====== DATA SECTION

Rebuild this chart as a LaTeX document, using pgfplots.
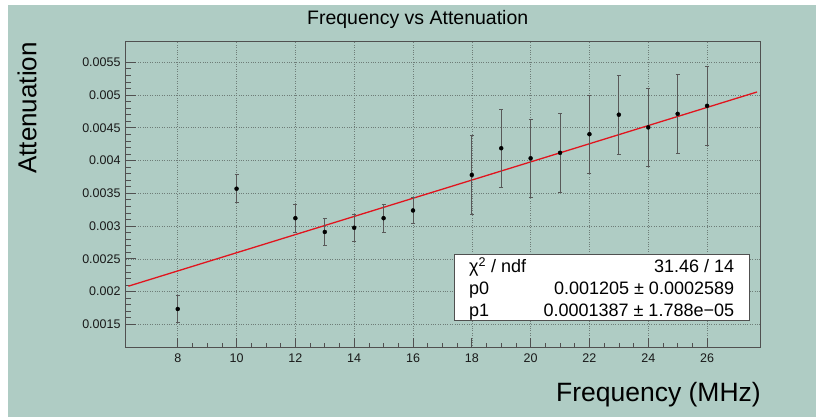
\documentclass[border=0pt]{standalone}
\usepackage{pgfplots}
\pgfplotsset{compat=1.18}
\usepackage{fontspec}
\setmainfont{Liberation Sans}
\definecolor{bgteal}{RGB}{175,204,196}
\definecolor{axgray}{RGB}{80,80,80}
\definecolor{gridc}{RGB}{110,125,120}
\definecolor{fitred}{RGB}{225,20,30}
\begin{document}
\begin{tikzpicture}[x=1pt,y=1pt]
\fill[white] (0,0) rectangle (816,417);
\fill[bgteal] (8,0) rectangle (816,412);
\begin{axis}[
  at={(125.7pt,69.3pt)}, anchor=south west,
  width=634.3pt, height=306.7pt, scale only axis,
  xmin=6.23, xmax=27.8, ymin=0.001143, ymax=0.005825,
  axis background/.style={fill=bgteal},
  axis line style={axgray, line width=0.8pt},
  xtick={8,10,...,26},
  ytick={0.0015,0.002,0.0025,0.003,0.0035,0.004,0.0045,0.005,0.0055},
  yticklabels={0.0015,0.002,0.0025,0.003,0.0035,0.004,0.0045,0.005,0.0055},
  scaled y ticks=false,
  minor x tick num=3, minor y tick num=4,
  tick align=inside, xtick pos=bottom, ytick pos=left,
  major tick length=10pt, minor tick length=5pt,
  tick style={axgray, line width=0.7pt},
  grid=major,
  major grid style={gridc, dotted, line width=0.6pt},
  /pgf/number format/assume math mode=true,
  ticklabel style={font=\fontsize{12.5}{14}\selectfont, text=black!90},
  xticklabel style={inner sep=0pt, yshift=-6pt},
  yticklabel style={inner sep=0pt, xshift=-5pt},
]
\addplot[color=fitred, line width=1.3pt] coordinates {(6.32,0.002082) (27.7,0.005047)};
\addplot[only marks, mark=*, mark size=2pt, black,
  error bars/.cd, y dir=both, y explicit,
  error bar style={black!65, line width=0.8pt},
  error mark options={rotate=90, mark size=2pt, black!65, line width=0.8pt}]
  table[x=x, y=y, y error=ey] {
x y ey
8 0.001734 0.00021
10 0.00357 0.000215
12 0.00312 0.00021
13 0.00291 0.00021
14 0.002974 0.00021
15 0.00312 0.00021
16 0.003238 0.0002
18 0.00378 0.0006
19 0.004188 0.0006
20 0.004035 0.0006
21 0.004118 0.0006
22 0.004402 0.0006
23 0.0047 0.0006
24 0.004506 0.0006
25 0.004713 0.0006
26 0.004835 0.0006
};
\end{axis}
% stats box
\draw[fill=white, draw=axgray, line width=0.8pt] (454.3,96.7) rectangle (749.3,162.7);
\begin{scope}[every node/.style={inner sep=0pt, font=\fontsize{18}{20}\selectfont}]
\node[anchor=base west] at (469,144.7) {χ\textsuperscript{2} / ndf};
\node[anchor=base west] at (469,122.7) {p0};
\node[anchor=base west] at (469,100.3) {p1};
\node[anchor=base east] at (734.3,144.7) {31.46 / 14};
\node[anchor=base east] at (734.3,122.7) {0.001205 ± 0.0002589};
\node[anchor=base east] at (734.3,100.3) {0.0001387 ± 1.788e−05};
\end{scope}
% titles
\node[anchor=base, inner sep=0pt, font=\fontsize{19.5}{22}\selectfont] at (417.7,392.7) {Frequency vs Attenuation};
\node[anchor=base east, inner sep=0pt, font=\fontsize{26.5}{30}\selectfont] at (761,15.3) {Frequency (MHz)};
\node[rotate=90, inner sep=0pt, font=\fontsize{26}{30}\selectfont] at (27,309) {Attenuation};
\end{tikzpicture}
\end{document}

============

**WHAT YOU HAVE TO DO:** Reproduce the whole listing word for word, setting aside any pictures.

**EXPECTED ANSWER:**
Rebuild this chart as a LaTeX document, using pgfplots.
\documentclass[border=0pt]{standalone}
\usepackage{pgfplots}
\pgfplotsset{compat=1.18}
\usepackage{fontspec}
\setmainfont{Liberation Sans}
\definecolor{bgteal}{RGB}{175,204,196}
\definecolor{axgray}{RGB}{80,80,80}
\definecolor{gridc}{RGB}{110,125,120}
\definecolor{fitred}{RGB}{225,20,30}
\begin{document}
\begin{tikzpicture}[x=1pt,y=1pt]
\fill[white] (0,0) rectangle (816,417);
\fill[bgteal] (8,0) rectangle (816,412);
\begin{axis}[
  at={(125.7pt,69.3pt)}, anchor=south west,
  width=634.3pt, height=306.7pt, scale only axis,
  xmin=6.23, xmax=27.8, ymin=0.001143, ymax=0.005825,
  axis background/.style={fill=bgteal},
  axis line style={axgray, line width=0.8pt},
  xtick={8,10,...,26},
  ytick={0.0015,0.002,0.0025,0.003,0.0035,0.004,0.0045,0.005,0.0055},
  yticklabels={0.0015,0.002,0.0025,0.003,0.0035,0.004,0.0045,0.005,0.0055},
  scaled y ticks=false,
  minor x tick num=3, minor y tick num=4,
  tick align=inside, xtick pos=bottom, ytick pos=left,
  major tick length=10pt, minor tick length=5pt,
  tick style={axgray, line width=0.7pt},
  grid=major,
  major grid style={gridc, dotted, line width=0.6pt},
  /pgf/number format/assume math mode=true,
  ticklabel style={font=\fontsize{12.5}{14}\selectfont, text=black!90},
  xticklabel style={inner sep=0pt, yshift=-6pt},
  yticklabel style={inner sep=0pt, xshift=-5pt},
]
\addplot[color=fitred, line width=1.3pt] coordinates {(6.32,0.002082) (27.7,0.005047)};
\addplot[only marks, mark=*, mark size=2pt, black,
  error bars/.cd, y dir=both, y explicit,
  error bar style={black!65, line width=0.8pt},
  error mark options={rotate=90, mark size=2pt, black!65, line width=0.8pt}]
  table[x=x, y=y, y error=ey] {
x y ey
8 0.001734 0.00021
10 0.00357 0.000215
12 0.00312 0.00021
13 0.00291 0.00021
14 0.002974 0.00021
15 0.00312 0.00021
16 0.003238 0.0002
18 0.00378 0.0006
19 0.004188 0.0006
20 0.004035 0.0006
21 0.004118 0.0006
22 0.004402 0.0006
23 0.0047 0.0006
24 0.004506 0.0006
25 0.004713 0.0006
26 0.004835 0.0006
};
\end{axis}
% stats box
\draw[fill=white, draw=axgray, line width=0.8pt] (454.3,96.7) rectangle (749.3,162.7);
\begin{scope}[every node/.style={inner sep=0pt, font=\fontsize{18}{20}\selectfont}]
\node[anchor=base west] at (469,144.7) {χ\textsuperscript{2} / ndf};
\node[anchor=base west] at (469,122.7) {p0};
\node[anchor=base west] at (469,100.3) {p1};
\node[anchor=base east] at (734.3,144.7) {31.46 / 14};
\node[anchor=base east] at (734.3,122.7) {0.001205 ± 0.0002589};
\node[anchor=base east] at (734.3,100.3) {0.0001387 ± 1.788e−05};
\end{scope}
% titles
\node[anchor=base, inner sep=0pt, font=\fontsize{19.5}{22}\selectfont] at (417.7,392.7) {Frequency vs Attenuation};
\node[anchor=base east, inner sep=0pt, font=\fontsize{26.5}{30}\selectfont] at (761,15.3) {Frequency (MHz)};
\node[rotate=90, inner sep=0pt, font=\fontsize{26}{30}\selectfont] at (27,309) {Attenuation};
\end{tikzpicture}
\end{document}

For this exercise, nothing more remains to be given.